Et le classement olympique ? Ce n’est pas important ? 😊

Tout le monde veut être dans le jeu, aux Jeux (il sourit). Cela commencera réellement en septembre prochain mais tout le monde se bat déjà depuis le début de l’année pour être bien classé. Comme on peut le voir, maintenant, tout le monde est sérieux concernant les Premier League, pas comme avant. Le niveau a augmenté. Mais je ne suis pas sûr que tout le monde puisse battre tout le monde. Certaines personnes sont toujours devant, comme Rafaël Aghayev (il rit). Tout le monde sait ce qu’il va faire, mais personne n’arrive à le contrer.

Pourquoi pas toi ?

Je peux, je peux, mais le destin m’a arrêté avant plusieurs finales. Je tiens à l’affronter mais... Nous sommes de bons amis, et sur le tatami, je pense que nous pouvons faire des combats intéressants pour le public. Nous attendons tous les deux avec impatience ce moment (il rit), le moment où nous nous rencontrerons en finale et faire un super combat.

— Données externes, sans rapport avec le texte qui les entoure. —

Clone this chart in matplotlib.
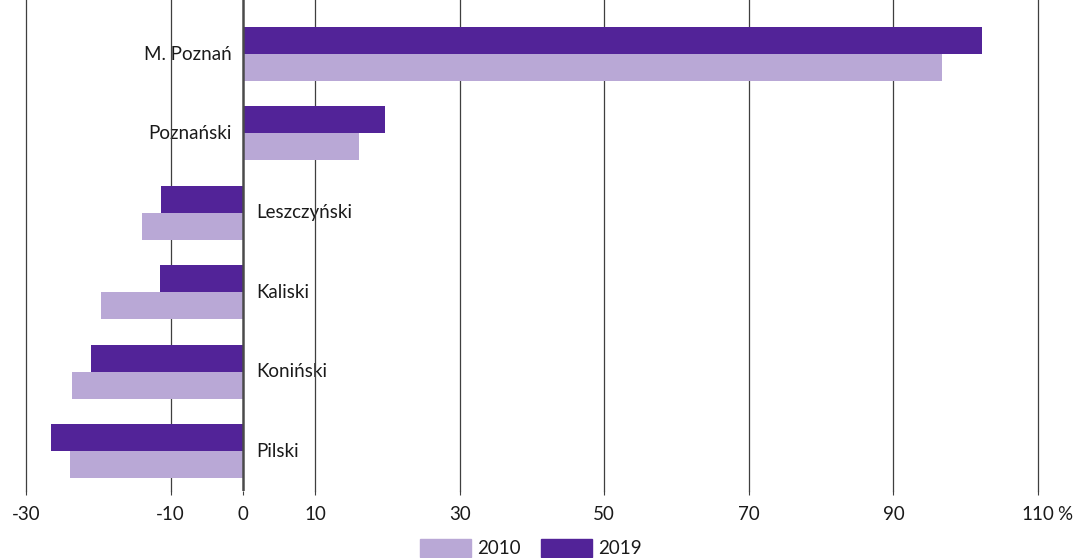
import numpy as np
import matplotlib.pyplot as plt
import matplotlib.patches as patches

plt.rcParams['font.family'] = ['Lato', 'DejaVu Sans']

regions = ['M. Poznań', 'Poznański', 'Leszczyński', 'Kaliski', 'Koniński', 'Pilski']
vals_2010 = [96.7, 16.0, -13.9, -19.6, -23.7, -23.9]
vals_2019 = [102.3, 19.7, -11.3, -11.5, -21.0, -26.6]
xticks = [-30, -10, 0, 10, 30, 50, 70, 90, 110]
xtick_labels = ['-30', '-10', '0', '10', '30', '50', '70', '90', '110']

c2010 = '#b9a8d6'
c2019 = '#522398'
grid_c = '#3f3f3f'
txt_c = '#1a1a1a'
fs = 13.5

fig = plt.figure(figsize=(10.77, 5.58), dpi=100)
ax = fig.add_axes([26 / 1077, 1 - 491 / 558, (1038 - 26) / 1077, 491 / 558])

y = np.arange(len(regions))
h = 0.34
ax.barh(y - h / 2, vals_2019, height=h, color=c2019, zorder=2)
ax.barh(y + h / 2, vals_2010, height=h, color=c2010, zorder=2)

ax.set_xlim(-30, 110)
ax.set_ylim(5.5, -0.68)

for t in xticks:
    if t != 0:
        ax.axvline(t, color=grid_c, lw=0.9, zorder=1, clip_on=False)
ax.axvline(0, color='#4a4a4a', lw=1.8, zorder=3)

for yi, region, v in zip(y, regions, vals_2019):
    if v > 0:
        ax.text(-1.5, yi, region, ha='right', va='center', fontsize=fs, color=txt_c, zorder=0.5)
    else:
        ax.text(1.8, yi, region, ha='left', va='center', fontsize=fs, color=txt_c, zorder=0.5)

ax.set_xticks(xticks)
ax.set_xticklabels(xtick_labels, fontsize=fs, color=txt_c)
ax.tick_params(axis='x', length=3, width=0.8, color=grid_c, pad=8)
ax.set_yticks([])
for s in ax.spines.values():
    s.set_visible(False)

# unit sign after the last tick label
ax.annotate('%', xy=(110, 0), xycoords=('data', 'axes fraction'), xytext=(14, -11),
            textcoords='offset points', ha='left', va='top', fontsize=fs, color=txt_c)

handles = [patches.Patch(color=c2010, label='2010'), patches.Patch(color=c2019, label='2019')]
fig.legend(handles=handles, loc='center', bbox_to_anchor=(531 / 1077, 1 - 548 / 558), ncol=2,
           frameon=False, fontsize=fs, handlelength=2.7, handleheight=1.17,
           handletextpad=0.35, columnspacing=1.1, borderpad=0, labelcolor=txt_c)

fig.savefig('out.png', dpi=100)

Que pouvons-nous te souhaiter ?

Une finale contre Rafael aux prochains Championnats du monde (il rigole).

Si tu avais un conseil à donner à un enfant, un adolescent qui rêve de devenir un champion, quel serait-il ?

Mon conseil serait du style : « choisis le sport que tu as vraiment envie de faire. Et, quand tu pratiques, tu dois décider par toi-même ce que tu attends de ce sport. Fixe tes objectifs et vas-y lentement. L’idée principale est que l’on doit savoir ce que l’on attend de notre pratique.